Areas with high volume of self-employed residents see house price rise

Recent analysis has indicated that areas with a higher level of self-employed residents are seeing an uplift in prices.

According to research from the Office for National Statistics (ONS) and HM Land Registry (HMLR), Hertfordshire district Three Rivers is the country’s largest self-employed ‘hotspot’, making up just under a quarter (23.8%) of the workforce. Over the past two years, the area has seen a growth of 9.6% – this can be compared with UK’s average increase of 7% over the same period.

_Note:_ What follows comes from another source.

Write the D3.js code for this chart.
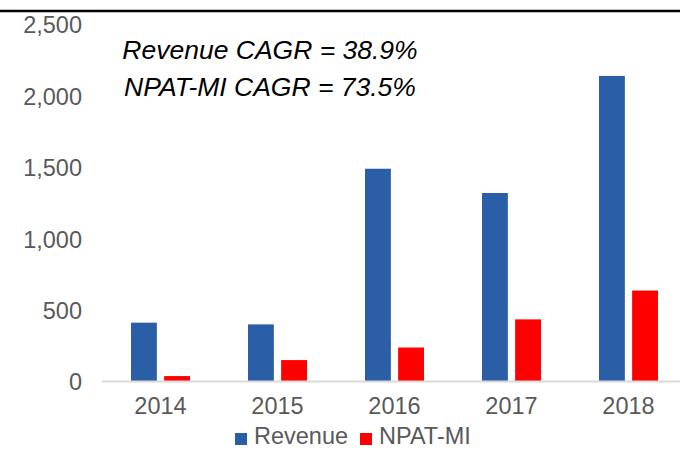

With 22.3% of the workforce running their own businesses, Chiltern in Buckinghamshire was just behind this. In terms of respective price growth, the area has seen a significant 15.6% uplift in prices over the same two-year period.

However, some have warned that self-employed residents in these areas may be unable to benefit from the price growth; if they don’t meet particular lending criteria, they could have trouble securing a mortgage with their bank.

Sharing his thoughts on this was Richard Tugwell from specialist lender Together. The group intermediary director stated: “While buying at a time of steeply-rising house prices could offer self-employed workers more financial security, many would-be borrowers in these areas are missing out on this significant opportunity because they can’t get a mortgage from their banks.

“Mainstream lenders often rely on computerised systems to check a borrower’s credit history and affordability, meaning those who don’t “tick the right box” can easily fall through the cracks. Unfortunately, the self-employed – who might have irregular income or a shorter trading history – are often victims here, being deemed as ‘too high risk’ for many high street banks to lend to.”